((
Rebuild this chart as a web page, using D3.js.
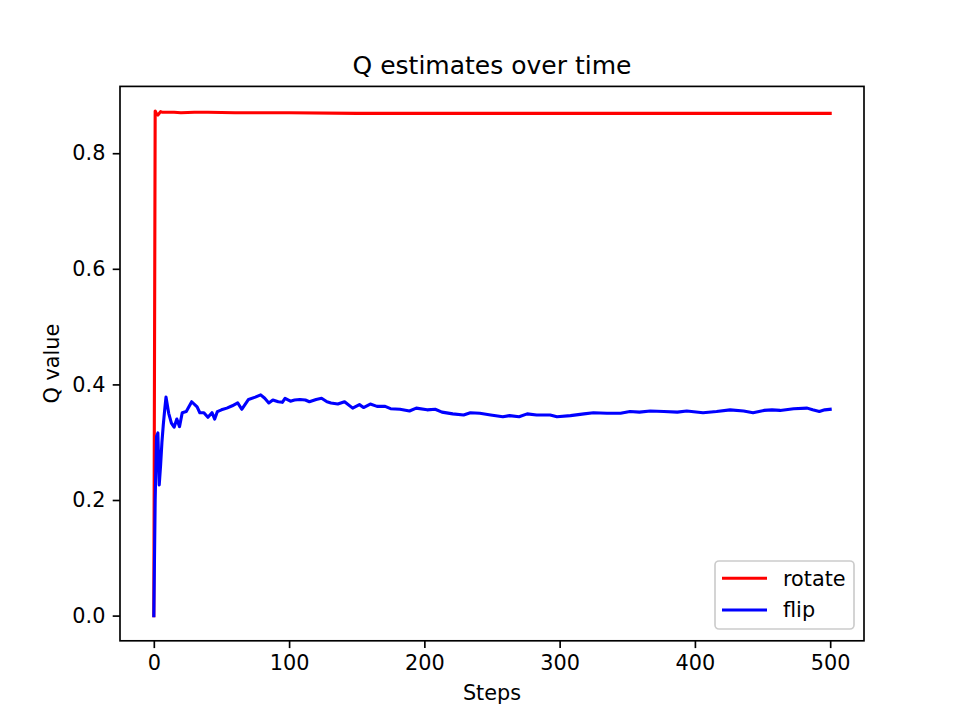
<!DOCTYPE html>
<html>
<head>
<meta charset="utf-8">
<script src="https://cdn.jsdelivr.net/npm/d3@7"></script>
<style>
    body { margin: 0; background: #fff; }
    svg { display: block; font-family: "DejaVu Sans", sans-serif; }
</style>
</head>
<body>
<div id="chart"></div>
<script>
// data
const rotateSteps = [0, 1, 2, 3, 4, 5, 6, 8, 10, 15, 20, 30, 40, 60, 100, 150, 200, 250, 300, 350, 400, 450, 500];
const rotateValues = [0, 0.873, 0.868, 0.866, 0.869, 0.872, 0.871, 0.871, 0.871, 0.871, 0.870, 0.871, 0.871, 0.870, 0.870, 0.869, 0.869, 0.869, 0.869, 0.869, 0.869, 0.869, 0.869];

const flipSteps = [0, 1, 2, 3, 4, 5, 6, 7, 8, 9, 11, 13, 15, 17, 19, 21, 24, 28, 32, 34, 37, 40, 43, 45, 47,
    50, 54, 58, 62, 65, 70, 75, 79, 82, 85, 88, 92, 95, 97, 101, 104, 108, 112, 115, 120, 124, 128, 131, 136,
    141, 147, 152, 155, 160, 165, 171, 175, 182, 189, 194, 202, 208, 213, 221, 229, 234, 241, 249, 258, 263,
    270, 276, 283, 293, 298, 308, 318, 325, 335, 345, 352, 359, 367, 377, 387, 394, 406, 416, 426, 436, 443,
    451, 457, 463, 473, 483, 487, 492, 496, 500];
const flipValues = [0, 0.200, 0.310, 0.316, 0.226, 0.260, 0.300, 0.330, 0.355, 0.378, 0.350, 0.333, 0.326, 0.340, 0.327, 0.351, 0.353, 0.370, 0.361, 0.351, 0.351, 0.343, 0.351, 0.340, 0.353,
    0.356, 0.359, 0.363, 0.368, 0.357, 0.374, 0.378, 0.382, 0.376, 0.368, 0.373, 0.370, 0.369, 0.376, 0.371, 0.373, 0.374, 0.373, 0.370, 0.374, 0.376, 0.370, 0.368, 0.366,
    0.370, 0.359, 0.365, 0.360, 0.366, 0.362, 0.362, 0.358, 0.357, 0.354, 0.359, 0.356, 0.357, 0.352, 0.349, 0.347, 0.351, 0.350, 0.347, 0.344, 0.346,
    0.344, 0.349, 0.347, 0.347, 0.344, 0.346, 0.349, 0.351, 0.350, 0.350, 0.353, 0.352, 0.354, 0.353, 0.352, 0.354, 0.351, 0.353, 0.356, 0.354, 0.351,
    0.355, 0.356, 0.355, 0.358, 0.359, 0.356, 0.353, 0.356, 0.357];

const xTicks = [0, 100, 200, 300, 400, 500];
const yTicks = [0.0, 0.2, 0.4, 0.6, 0.8];

const series = [
    {name: "rotate", color: "#ff0000", steps: rotateSteps, values: rotateValues},
    {name: "flip", color: "#0000ff", steps: flipSteps, values: flipValues}
];

const W = 960, H = 720;
const pLeft = 120, pRight = 864, pTop = 86.4, pBottom = 640.8;
const fs = 20.8, tick = 7.3;

const svg = d3.select("#chart").append("svg")
    .attr("width", W)
    .attr("height", H);

const x = d3.scaleLinear().domain([-25, 525]).range([pLeft, pRight]);
const y = d3.scaleLinear().domain([-0.0436, 0.9156]).range([pBottom, pTop]);

// lines
const line = d3.line()
    .x(d => x(d.s))
    .y(d => y(d.v));
const lines = svg.append("g").attr("class", "lines");
series.forEach(s => {
    const pts = s.steps.map((st, i) => ({s: st, v: s.values[i]}));
    lines.append("path")
        .datum(pts)
        .attr("d", line)
        .attr("fill", "none")
        .attr("stroke", s.color)
        .attr("stroke-width", 3.1)
        .attr("stroke-linejoin", "round")
        .attr("stroke-linecap", "square");
});

// axis_x
const ax = svg.append("g").attr("class", "axis_x")
    .attr("transform", `translate(0, ${pBottom})`)
    .call(d3.axisBottom(x).tickValues(xTicks).tickFormat(d3.format("d")).tickSize(tick).tickPadding(tick));
// axis_y
const ay = svg.append("g").attr("class", "axis_y")
    .attr("transform", `translate(${pLeft}, 0)`)
    .call(d3.axisLeft(y).tickValues(yTicks).tickFormat(d3.format(".1f")).tickSize(tick).tickPadding(tick));
[ax, ay].forEach(a => {
    a.select(".domain").remove();
    a.selectAll("line").attr("stroke", "#000").attr("stroke-width", 1.67);
    a.selectAll("text").attr("fill", "#000")
        .style("font-family", "DejaVu Sans")
        .style("font-size", fs + "px");
});

// spines
svg.append("rect")
    .attr("x", pLeft).attr("y", pTop)
    .attr("width", pRight - pLeft).attr("height", pBottom - pTop)
    .attr("fill", "none")
    .attr("stroke", "#000")
    .attr("stroke-width", 1.67);

// title and labels
svg.append("text")
    .text("Q estimates over time")
    .attr("x", (pLeft + pRight) / 2).attr("y", 74)
    .attr("text-anchor", "middle")
    .style("font-size", "25px");
svg.append("text")
    .text("Steps")
    .attr("x", (pLeft + pRight) / 2).attr("y", 700)
    .attr("text-anchor", "middle")
    .style("font-size", fs + "px");
svg.append("text")
    .text("Q value")
    .attr("transform", `translate(58.5, ${(pTop + pBottom) / 2}) rotate(-90)`)
    .attr("text-anchor", "middle")
    .style("font-size", fs + "px");

// legend
const legend = svg.append("g").attr("class", "legend");
legend.append("rect")
    .attr("x", 715).attr("y", 561)
    .attr("width", 139).attr("height", 68)
    .attr("rx", 4)
    .attr("fill", "#fff").attr("fill-opacity", 0.8)
    .attr("stroke", "#cccccc").attr("stroke-width", 1.67);
series.forEach((s, i) => {
    const ly = 578.3 + i * 31.7;
    legend.append("line")
        .attr("x1", 722).attr("x2", 767)
        .attr("y1", ly).attr("y2", ly)
        .attr("stroke", s.color).attr("stroke-width", 3.1);
    legend.append("text")
        .text(s.name)
        .attr("x", 783).attr("y", ly)
        .attr("dy", "0.35em")
        .style("font-size", fs + "px");
});
</script>
</body>
</html>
))
OBJECTIVE> Check each line of the data above for the word "chart", then state how many lines have it. Give the number alone.

TASK SOLUTION> 3